Chatib sepakat dengan pernyataan Presiden Joko Widodo atau Jokowi beberapa waktu lalu dalam acara Visi Indonesia di Sentul International Convention, Bogor, bahwa perizinan investasi harus dipermudah. Saat itu, Jokowi meminta semua hal yang menghambat investasi harus dipangkas, salah satunya perizinan yang lambat, dan berbelit-belit. "Kalau bunganya turun, tapi dia untuk dapat izinnya susah ya ga bisa invest juga," kata Chatib.
Untuk diketahui, pada November 2018, Bank Dunia menyatakan indeks kemudahan berbisnis di Indonesia masih kalah dari negara tetangga seperti Malaysia, Thailand, Brunei Darussalam, maupun Vietnam. Namun selain kemudahan izin berusaha, persoalan pembiayaan juga dinilai sangat penting. "Kalau anda jalanin proyeknya gampang, tapi biayanya masih mahal, kan anda ga bisa invest juga, jadi kombinasi dari dua hal itu mesti jalan," kata Chatib.

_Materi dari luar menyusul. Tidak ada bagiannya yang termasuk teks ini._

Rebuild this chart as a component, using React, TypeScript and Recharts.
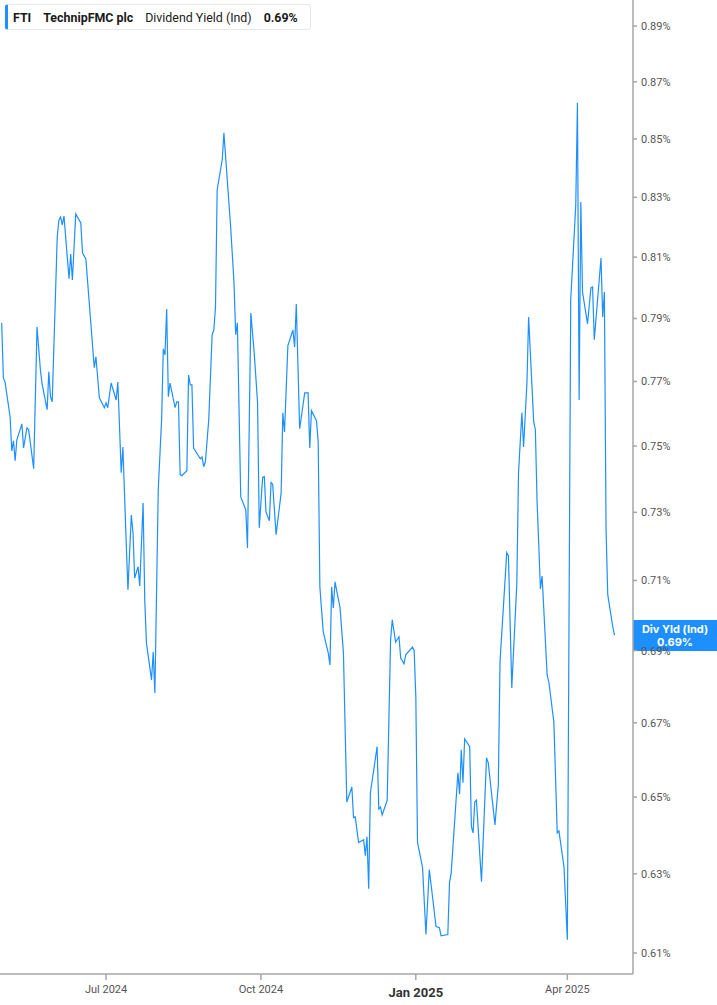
import { LineChart, Line, XAxis, YAxis, ReferenceLine } from 'recharts';

// daily dividend yield (Ind), %
const dates = [
  '2024-04-30', '2024-05-01', '2024-05-02', '2024-05-05', '2024-05-06', '2024-05-07', '2024-05-08',
  '2024-05-09', '2024-05-12', '2024-05-13', '2024-05-15', '2024-05-16', '2024-05-19', '2024-05-21', '2024-05-23',
  '2024-05-24', '2024-05-27', '2024-05-28', '2024-05-29', '2024-05-30', '2024-06-02', '2024-06-03', '2024-06-04',
  '2024-06-05', '2024-06-06', '2024-06-09', '2024-06-10', '2024-06-11', '2024-06-13', '2024-06-16', '2024-06-17',
  '2024-06-19', '2024-06-24', '2024-06-25', '2024-06-27', '2024-06-30', '2024-07-01', '2024-07-02', '2024-07-04',
  '2024-07-07', '2024-07-08', '2024-07-10', '2024-07-11', '2024-07-13', '2024-07-14', '2024-07-16', '2024-07-17',
  '2024-07-18', '2024-07-20', '2024-07-21', '2024-07-23', '2024-07-24', '2024-07-25', '2024-07-28', '2024-07-29',
  '2024-07-30', '2024-08-01', '2024-08-03', '2024-08-04', '2024-08-05', '2024-08-06', '2024-08-07', '2024-08-08',
  '2024-08-11', '2024-08-12', '2024-08-13', '2024-08-14', '2024-08-15', '2024-08-18', '2024-08-19', '2024-08-20',
  '2024-08-21', '2024-08-22', '2024-08-26', '2024-08-27', '2024-08-28', '2024-08-29', '2024-08-31', '2024-09-02',
  '2024-09-03', '2024-09-04', '2024-09-05', '2024-09-08', '2024-09-09', '2024-09-11', '2024-09-13', '2024-09-15',
  '2024-09-16', '2024-09-17', '2024-09-19', '2024-09-22', '2024-09-23', '2024-09-25', '2024-09-27', '2024-09-29',
  '2024-09-30', '2024-10-02', '2024-10-03', '2024-10-04', '2024-10-06', '2024-10-07', '2024-10-08', '2024-10-10',
  '2024-10-13', '2024-10-14', '2024-10-15', '2024-10-17', '2024-10-20', '2024-10-21', '2024-10-22', '2024-10-24',
  '2024-10-27', '2024-10-29', '2024-10-30', '2024-10-31', '2024-11-03', '2024-11-04', '2024-11-05', '2024-11-07',
  '2024-11-10', '2024-11-11', '2024-11-12', '2024-11-13', '2024-11-14', '2024-11-17', '2024-11-19', '2024-11-21',
  '2024-11-24', '2024-11-25', '2024-11-26', '2024-11-28', '2024-12-01', '2024-12-02', '2024-12-03', '2024-12-04',
  '2024-12-05', '2024-12-09', '2024-12-10', '2024-12-11', '2024-12-12', '2024-12-15', '2024-12-17', '2024-12-18',
  '2024-12-20', '2024-12-22', '2024-12-23', '2024-12-25', '2024-12-26', '2024-12-30', '2024-12-31', '2025-01-01',
  '2025-01-02', '2025-01-05', '2025-01-07', '2025-01-09', '2025-01-13', '2025-01-15', '2025-01-16', '2025-01-20',
  '2025-01-21', '2025-01-22', '2025-01-26', '2025-01-27', '2025-01-28', '2025-01-29', '2025-01-30', '2025-02-02',
  '2025-02-03', '2025-02-04', '2025-02-05', '2025-02-06', '2025-02-09', '2025-02-12', '2025-02-13', '2025-02-17',
  '2025-02-19', '2025-02-20', '2025-02-24', '2025-02-25', '2025-02-27', '2025-03-02', '2025-03-03', '2025-03-05',
  '2025-03-06', '2025-03-08', '2025-03-09', '2025-03-12', '2025-03-13', '2025-03-14', '2025-03-16', '2025-03-17',
  '2025-03-20', '2025-03-21', '2025-03-24', '2025-03-26', '2025-03-27', '2025-03-30', '2025-04-01', '2025-04-03',
  '2025-04-06', '2025-04-07', '2025-04-08', '2025-04-09', '2025-04-10', '2025-04-13', '2025-04-15', '2025-04-16',
  '2025-04-17', '2025-04-21', '2025-04-22', '2025-04-23', '2025-04-24', '2025-04-25', '2025-04-28', '2025-04-29',
];

const yieldPct = [
  0.7886, 0.7711, 0.7698, 0.759, 0.7485, 0.7516, 0.7455,
  0.7519, 0.7568, 0.7494, 0.7556, 0.755, 0.7431, 0.7873, 0.7736,
  0.7692, 0.7612, 0.773, 0.7652, 0.7636, 0.8167, 0.8224, 0.8234,
  0.8207, 0.8237, 0.8029, 0.811, 0.8025, 0.8244, 0.8214, 0.8114,
  0.8094, 0.7743, 0.7778, 0.7649, 0.7618, 0.7633, 0.7618, 0.7695,
  0.7642, 0.7698, 0.7419, 0.7497, 0.7204, 0.7073, 0.7292, 0.724,
  0.7107, 0.714, 0.7084, 0.7328, 0.7041, 0.6921, 0.6818, 0.6896,
  0.6782, 0.7368, 0.7581, 0.7803, 0.7784, 0.7931, 0.7652, 0.7695,
  0.7618, 0.7636, 0.7636, 0.7413, 0.741, 0.7425, 0.772, 0.7689,
  0.7689, 0.7494, 0.7461, 0.7467, 0.7437, 0.7452, 0.7581, 0.7848,
  0.7863, 0.7937, 0.8325, 0.8428, 0.8521, 0.8359, 0.8201, 0.8016,
  0.7848, 0.7886, 0.7346, 0.7307, 0.7195, 0.7918, 0.779, 0.7633,
  0.7254, 0.7404, 0.7407, 0.7301, 0.7275, 0.7389, 0.7383, 0.7234,
  0.7358, 0.7602, 0.7543, 0.7813, 0.7863, 0.7809, 0.7947, 0.7553,
  0.7664, 0.7664, 0.7494, 0.7609, 0.7578, 0.7513, 0.7081, 0.6953,
  0.6893, 0.686, 0.7081, 0.7021, 0.7096, 0.7021, 0.6893, 0.6487,
  0.6527, 0.6446, 0.6448, 0.6381, 0.6388, 0.6347, 0.6396, 0.6262,
  0.6511, 0.6635, 0.6469, 0.6474, 0.6453, 0.6492, 0.693, 0.6987,
  0.6924, 0.6939, 0.6879, 0.6863, 0.6888, 0.691, 0.6901, 0.6771,
  0.6381, 0.6316, 0.6146, 0.6311, 0.6166, 0.6163, 0.6143, 0.6146,
  0.6277, 0.6302, 0.6565, 0.6508, 0.6627, 0.6538, 0.6656, 0.6635,
  0.6422, 0.6406, 0.6487, 0.6492, 0.628, 0.6605, 0.6592, 0.6427,
  0.6533, 0.6868, 0.7181, 0.7172, 0.6796, 0.7093, 0.7419, 0.7602,
  0.7497, 0.7695, 0.7905, 0.7575, 0.755, 0.7337, 0.7076, 0.7113,
  0.6832, 0.6813, 0.6702, 0.6406, 0.6411, 0.6318, 0.6133, 0.796,
  0.8274, 0.8626, 0.7642, 0.8284, 0.7986, 0.7883, 0.7999, 0.8002,
  0.7832, 0.8097, 0.7905, 0.7986, 0.7248, 0.7059, 0.6967, 0.6944,
];

const yTicks = [0.61, 0.63, 0.65, 0.67, 0.69, 0.71, 0.73, 0.75, 0.77, 0.79, 0.81, 0.83, 0.85, 0.87, 0.89];
const xTickDates = ['2024-07-01', '2024-10-01', '2025-01-01', '2025-04-01'];
const xTickLabels = ['Jul 2024', 'Oct 2024', 'Jan 2025', 'Apr 2025'];
const yearStartLabel = 'Jan 2025';

const ticker = 'FTI';
const company = 'TechnipFMC plc';
const metric = 'Dividend Yield (Ind)';
const metricShort = 'Div Yld (Ind)';

const BLUE = '#1e8fff';
const AXIS = '#a6a6a6';

const toTs = (s: string) => Date.parse(s + 'T00:00:00Z');

const data = dates.map((d, i) => ({ t: toTs(d), v: yieldPct[i] }));
const xTicks = xTickDates.map(toTs);
const lastValue = yieldPct[yieldPct.length - 1];
const fmt = (v: number) => v.toFixed(2) + '%';

function XTick(props: any) {
  const { x, y, payload } = props;
  const label = xTickLabels[xTicks.indexOf(payload.value)];
  const bold = label === yearStartLabel;
  return (
    <text
      x={x}
      y={y + (bold ? 15 : 11)}
      textAnchor="middle"
      fill={bold ? '#333' : '#555'}
      fontSize={bold ? 13 : 11}
      fontWeight={bold ? 700 : 400}
      fontFamily="Roboto, sans-serif"
    >
      {label}
    </text>
  );
}

function LastTag(props: any) {
  const { viewBox } = props;
  if (!viewBox) return null;
  const x = viewBox.x + viewBox.width;
  const y = viewBox.y;
  return (
    <g>
      <rect x={x} y={y - 15} width={84} height={31} fill={BLUE} />
      <text x={x + 42} y={y - 2} textAnchor="middle" fill="#fff" fontSize={11} fontWeight={700} fontFamily="Inter, sans-serif">
        {metricShort}
      </text>
      <text x={x + 42} y={y + 11} textAnchor="middle" fill="#fff" fontSize={11} fontWeight={700} fontFamily="Inter, sans-serif">
        {fmt(lastValue)}
      </text>
    </g>
  );
}

export default function App() {
  return (
    <div style={{ position: 'absolute', left: 0, top: 0, width: 717, height: 1005, background: '#fff' }}>
      <LineChart width={717} height={1005} data={data} margin={{ top: 0, right: 0, bottom: 0, left: 0 }}>
        <XAxis
          dataKey="t"
          type="number"
          domain={[toTs('2024-04-29'), toTs('2025-05-10')]}
          allowDataOverflow
          ticks={xTicks}
          tick={<XTick />}
          height={31}
          stroke={AXIS}
          strokeWidth={1.5}
          tickSize={6}
          tickMargin={2}
        />
        <YAxis
          orientation="right"
          type="number"
          scale="log"
          domain={[0.6048, 0.8995]}
          allowDataOverflow
          ticks={yTicks}
          tickFormatter={fmt}
          width={84}
          stroke={AXIS}
          strokeWidth={1.5}
          tickSize={4}
          tickMargin={4}
          tick={{ fill: '#555', fontSize: 11, fontFamily: 'Roboto, sans-serif' }}
        />
        <Line
          type="linear"
          dataKey="v"
          stroke={BLUE}
          strokeWidth={1.2}
          dot={false}
          activeDot={false}
          isAnimationActive={false}
        />
        <ReferenceLine y={lastValue} stroke="none" label={<LastTag />} />
      </LineChart>
      <div
        style={{
          position: 'absolute',
          left: 5,
          top: 4,
          height: 26,
          boxSizing: 'border-box',
          display: 'flex',
          alignItems: 'center',
          gap: 12,
          padding: '0 12px 0 5px',
          background: '#fff',
          border: '1px solid #e8e8e8',
          borderLeft: `3px solid ${BLUE}`,
          borderRadius: 3,
          fontFamily: 'Roboto, sans-serif',
          fontSize: 12.4,
          color: '#1a1a1a',
          whiteSpace: 'nowrap',
        }}
      >
        <span style={{ fontWeight: 700 }}>{ticker}</span>
        <span style={{ fontWeight: 700 }}>{company}</span>
        <span>{metric}</span>
        <span style={{ fontWeight: 700 }}>{fmt(lastValue)}</span>
      </div>
    </div>
  );
}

Hal senada disampaikan oleh Wakil Ketua Umum Kamar Dagang dan Industri Indonesia (Kadin) Bidang Kelautan dan Perikanan, Yugi Prayanto. Berdasarkan laporan dari sejumlah pengusaha perikanan di daerah Bitung, Sulawesi Utara, perizinan industri dinilai masih gampang-gampang susah. “Masih ada yang tumpah tindih dan susah untuk cepat,” kata dia.

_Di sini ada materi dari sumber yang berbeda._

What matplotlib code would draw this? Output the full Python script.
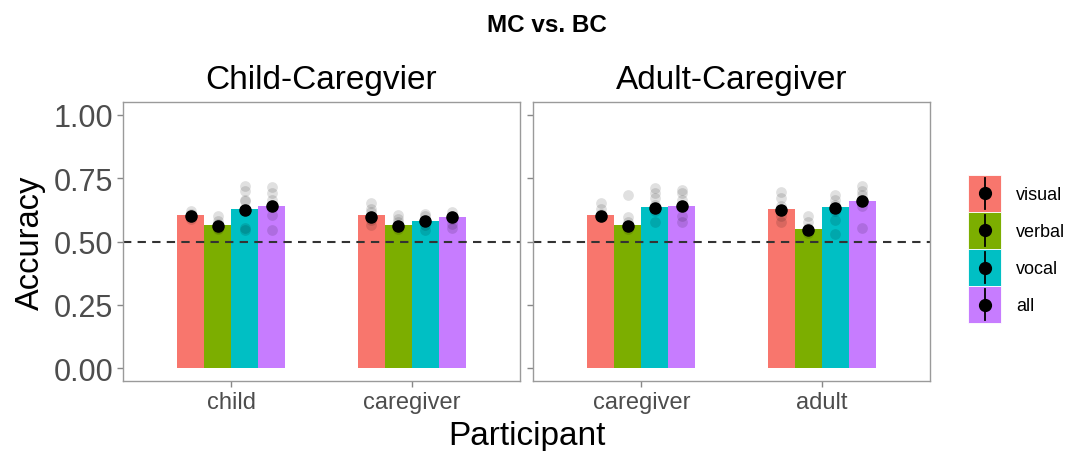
import matplotlib
matplotlib.use("Agg")
import matplotlib.pyplot as plt
import numpy as np
from matplotlib.patches import Patch, Rectangle
from matplotlib.lines import Line2D

plt.rcParams["font.family"] = ["Liberation Sans", "DejaVu Sans"]

modalities = ["visual", "verbal", "vocal", "all"]
colors = ["#F8766D", "#7CAE00", "#00BFC4", "#C77CFF"]
panel_titles = ["Child-Caregvier", "Adult-Caregiver"]
participants = [["child", "caregiver"], ["caregiver", "adult"]]

# bar heights [panel][participant][modality]
bar_vals = [
    [[0.605, 0.565, 0.628, 0.641], [0.605, 0.565, 0.581, 0.597]],
    [[0.605, 0.565, 0.636, 0.640], [0.628, 0.549, 0.636, 0.660]],
]
# mean points
mean_vals = [
    [[0.600, 0.561, 0.625, 0.640], [0.597, 0.561, 0.580, 0.595]],
    [[0.600, 0.561, 0.632, 0.640], [0.625, 0.547, 0.632, 0.660]],
]
err_vals = [
    [[0.010, 0.012, 0.018, 0.020], [0.012, 0.010, 0.012, 0.012]],
    [[0.012, 0.015, 0.018, 0.018], [0.015, 0.012, 0.020, 0.020]],
]
# individual points
indiv = [
    [
        [[0.61, 0.62, 0.60, 0.59, 0.595, 0.605],
         [0.60, 0.58, 0.57, 0.555, 0.55, 0.565],
         [0.72, 0.70, 0.665, 0.66, 0.625, 0.553, 0.545],
         [0.715, 0.69, 0.665, 0.645, 0.605, 0.545]],
        [[0.65, 0.63, 0.615, 0.60, 0.585, 0.565],
         [0.605, 0.59, 0.575, 0.56, 0.55],
         [0.61, 0.60, 0.585, 0.565, 0.545],
         [0.615, 0.60, 0.59, 0.57, 0.555]],
    ],
    [
        [[0.65, 0.63, 0.61, 0.595],
         [0.684, 0.595, 0.575, 0.56, 0.55],
         [0.71, 0.69, 0.67, 0.645, 0.62, 0.575],
         [0.705, 0.69, 0.665, 0.64, 0.60, 0.575]],
        [[0.695, 0.67, 0.64, 0.62, 0.60, 0.575],
         [0.60, 0.575, 0.555, 0.535],
         [0.685, 0.665, 0.645, 0.62, 0.585, 0.53],
         [0.72, 0.70, 0.685, 0.665, 0.64, 0.555]],
    ],
]
yticks = [0.00, 0.25, 0.50, 0.75, 1.00]
ytick_labels = ["0.00", "0.25", "0.50", "0.75", "1.00"]


class PointRangeKey:
    def legend_artist(self, legend, orig_handle, fontsize, handlebox):
        x0, y0 = handlebox.xdescent, handlebox.ydescent
        w, h = handlebox.width, handlebox.height
        tr = handlebox.get_transform()
        rect = Rectangle((-x0, -y0), w, h, facecolor=orig_handle.get_facecolor(),
                         edgecolor="white", linewidth=0.6, transform=tr)
        cx, cy = -x0 + w / 2, -y0 + h / 2
        vline = Line2D([cx, cx], [-y0 + 0.06 * h, -y0 + 0.94 * h],
                       color="black", linewidth=1.3, transform=tr)
        dot = Line2D([cx], [cy], marker="o", markersize=8.5, color="black",
                     linestyle="None", transform=tr)
        handlebox.add_artist(rect)
        handlebox.add_artist(vline)
        handlebox.add_artist(dot)
        return rect


W, H = 1071, 452
fig = plt.figure(figsize=(W / 100, H / 100), dpi=100)
offsets = [-0.225, -0.075, 0.075, 0.225]
bw = 0.15
grey_txt = "#4D4D4D"
axes = []
for p in range(2):
    left = [123, 533][p]
    ax = fig.add_axes([left / W, (H - 382) / H, 397 / W, 279 / H])
    axes.append(ax)
    for i in range(2):
        for m in range(4):
            x = i + 1 + offsets[m]
            ax.bar(x, bar_vals[p][i][m], width=bw, color=colors[m], zorder=1)
            ys = indiv[p][i][m]
            ax.scatter([x] * len(ys), ys, s=60, color="black", alpha=0.12,
                       linewidths=0, zorder=3)
            ax.errorbar(x, mean_vals[p][i][m], yerr=err_vals[p][i][m], fmt="o",
                        color="black", markersize=8, elinewidth=1.2, zorder=4)
    ax.axhline(0.5, color="#333333", linestyle=(0, (4, 3)), linewidth=1.5, zorder=2)
    ax.set_xlim(0.4, 2.6)
    ax.set_ylim(-0.05, 1.05)
    ax.set_xticks([1, 2])
    ax.set_xticklabels(participants[p], fontsize=17, color=grey_txt)
    ax.set_yticks(yticks)
    if p == 0:
        ax.set_yticklabels(ytick_labels, fontsize=22, color=grey_txt)
    else:
        ax.set_yticklabels([])
        ax.tick_params(axis="y", length=0)
    ax.tick_params(axis="both", color="#888888", length=4, width=1, pad=3)
    for s in ax.spines.values():
        s.set_color("#9A9A9A")
        s.set_linewidth(1)
    ax.text(0.5, 1 + (103 - 81) / 279, panel_titles[p], transform=ax.transAxes,
            ha="center", va="center", fontsize=24)

fig.text(547 / W, 1 - 25 / H, "MC vs. BC", ha="center", va="center",
         fontsize=17.5, fontweight="bold")
fig.text(527 / W, 1 - 437 / H, "Participant", ha="center", va="center", fontsize=24)
fig.text(30 / W, 1 - 243 / H, "Accuracy", ha="center", va="center",
         fontsize=23.5, rotation=90)

handles = [Patch(facecolor=c) for c in colors]
leg = fig.legend(handles, modalities, loc="center left",
                 bbox_to_anchor=(968 / W, 1 - 250 / H), frameon=False,
                 fontsize=13, handlelength=1.85, handleheight=2.7,
                 labelspacing=0.05, handletextpad=0.8, borderpad=0,
                 borderaxespad=0, handler_map={Patch: PointRangeKey()})

fig.savefig("out.png", dpi=100)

Selain kesulitan di bidang perizinan industri, para pengusaha di sektor ini juga masih mengalami kesulitan dalam hal izin kapal dan Surat Izin Usaha Perikanan (SIUP) karena semakin banyaknya perubahan di internal pemerintah. “Tiba-tiba gak boleh ini, gak boleh itu, di Undang-Undang boleh izin dua Wilayah Pengelolaan Perikanan (WPP), tapi dikasih cuma satu WPP, kami pasrah saja,” ucap Yugi.
Semetara itu, Komisaris independen PT Bank Mega Tbk (MEGA) atau Bank Mega, Aviliani sepakat dengan Chatib Basri bahwa penurunan suku bunga acuan tidak akan otomatis membuat investasi langsung naik. Salah satu persoalannya ada pada likuiditas perbankan.

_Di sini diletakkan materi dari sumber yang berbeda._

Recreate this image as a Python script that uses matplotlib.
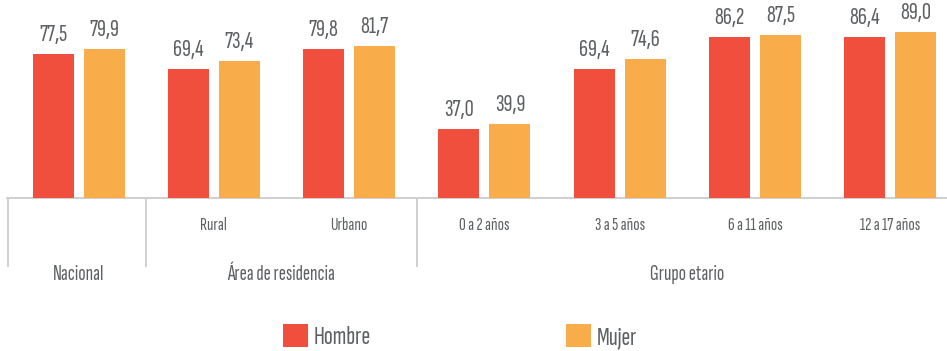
import matplotlib
matplotlib.use("Agg")
import matplotlib.pyplot as plt
from matplotlib.patches import Patch
from matplotlib.lines import Line2D

plt.rcParams["font.family"] = ["Sofia Sans Extra Condensed", "DejaVu Sans"]
plt.rcParams["font.weight"] = 500

# Porcentajes por sexo
categorias = ["Nacional", "Rural", "Urbano", "0 a 2 años", "3 a 5 años", "6 a 11 años", "12 a 17 años"]
grupos = ["Nacional", "Área de residencia", "Grupo etario"]
grupo_de = [0, 1, 1, 2, 2, 2, 2]
hombre = [77.5, 69.4, 79.8, 37.0, 69.4, 86.2, 86.4]
mujer = [79.9, 73.4, 81.7, 39.9, 74.6, 87.5, 89.0]
series = ["Hombre", "Mujer"]

ROJO = "#F04F3E"
NARANJA = "#F9AC4A"
GRIS_TEXTO = "#5E6163"
GRIS_LINEA = "#D0D0D0"

W, H, DPI = 947, 351, 100
fig = plt.figure(figsize=(W / DPI, H / DPI), dpi=DPI)

# axes placed in pixel terms: bars stand on a baseline 198 px from the top
px_x0, px_base = 6.7, 198.0
ax = fig.add_axes([px_x0 / W, (H - px_base) / H, 1 - px_x0 / W, px_base / H])

paso = 135.3          # px between category centres
origen = 78.5         # px of first category centre
escala = 1.862        # px per percentage point
ax.set_xlim((px_x0 - origen) / paso, (W - origen) / paso)
ax.set_ylim(0, px_base / escala)

x = list(range(len(categorias)))
ancho = 41 / paso
desp = 25.5 / paso

b1 = ax.bar([i - desp for i in x], hombre, width=ancho, color=ROJO, zorder=2)
b2 = ax.bar([i + desp for i in x], mujer, width=ancho, color=NARANJA, zorder=2)

fmt = lambda v: f"{v:.1f}".replace(".", ",")
for barras, vals in ((b1, hombre), (b2, mujer)):
    for rect, v in zip(barras, vals):
        ax.annotate(fmt(v), (rect.get_x() + rect.get_width() / 2, v),
                    xytext=(0, 13 * 72 / DPI), textcoords="offset points",
                    ha="center", va="baseline", fontsize=18, color=GRIS_TEXTO)

for s in ("top", "right", "left"):
    ax.spines[s].set_visible(False)
ax.spines["bottom"].set_color(GRIS_LINEA)
ax.spines["bottom"].set_linewidth(2 * 72 / DPI)
ax.spines["bottom"].set_zorder(1)
ax.set_yticks([])

# category ticks: single-member groups carry their name on the group row
miembros = [[i for i, g in enumerate(grupo_de) if g == k] for k in range(len(grupos))]
etiquetas = [c if len(miembros[g]) > 1 else "" for c, g in zip(categorias, grupo_de)]
ax.set_xticks(x, etiquetas)
ax.tick_params(axis="x", length=0, pad=32 * 72 / DPI, labelsize=13.5, labelcolor=GRIS_TEXTO)
for t in ax.get_xticklabels():
    t.set_verticalalignment("baseline")

# separators between groups
prof = 69 / escala
bordes = [ax.get_xlim()[0] + 1 / paso] + [max(m) + 0.5 for m in miembros[:-1]]
for bx in bordes:
    ax.add_line(Line2D([bx, bx], [0, -prof], color=GRIS_LINEA, lw=2 * 72 / DPI,
                       clip_on=False, solid_capstyle="butt"))

# group names
y_grupo = -82.5 / escala
for k, nombre in enumerate(grupos):
    cx = sum(miembros[k]) / len(miembros[k])
    ax.text(cx, y_grupo, nombre, ha="center", va="baseline", fontsize=15.5,
            color=GRIS_TEXTO, clip_on=False)

# legend
fs_leg = 19
em = fs_leg * DPI / 72
handles = [Patch(facecolor=ROJO, edgecolor="none"), Patch(facecolor=NARANJA, edgecolor="none")]
leg = fig.legend(handles, series, loc="center left", bbox_to_anchor=(283 / W, (H - 336.5) / H),
                 ncol=2, frameon=False, fontsize=fs_leg, borderpad=0, borderaxespad=0,
                 handlelength=25 / em, handleheight=25 / em, handletextpad=6 / em,
                 columnspacing=195 / em, labelcolor=GRIS_TEXTO)

fig.savefig("out.png", dpi=DPI)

Menurut dia, likuiditas maupun Dana Pihak Ketiga (DPK) dari bank-bank BUKU I, II, dan III, tidak mengalami kenaikan signifikan, seperti yang dialami bank BUKU IV. “Artinya (perbankan) gak bisa menaati penurunan suku bunga karena mereka juga butuh dana,” kata Aviliani.
Dengan kondisi ini, maka hanya bank BUKU IV saja yang akan mudah menggelontorkan pembiayaan untuk investasi karena memiliki dana murah. Enam bank masuk di dalamnya yaitu Bank BRI, Bank Mandiri, Bank BNI, Bank BCA, Bank CIMB Niaga, dan Bank Panin.
Selain itu, kendala juga ada di sisi pemerintah sendiri karena saat ini, bunga dari obligasi masih lebih tinggi, meski pajaknya lebih rendah. “Ini jadi salah satu pesaing (bagi perbankan) untuk (memperoleh) sumber dana di masyarakat,” ujar Aviliani.
Untuk itu, Aviliani menilai penurunan suku bunga acuan bisa memacu peningkatan investasi ini ketika ada relaksasi sejumlah aturan. Ia mencontohkan bagaimana Bank Indonesia membuat relaksasi berupa kebijakan pelonggaran loan-to-value-ratio (LTV) atau uang muka Kredit Perumahan Rakyat (KPR) pada 1 Agustus 2018.
Namun masalahnya, sebagian lembaga pembiayaan yang masih memberi syarat penghasilan tetap sebagai syarat KPR perlu diatur kembali. “Sekarang ini sektor informal kan makin naik di Indonesia,” ujar Aviliani.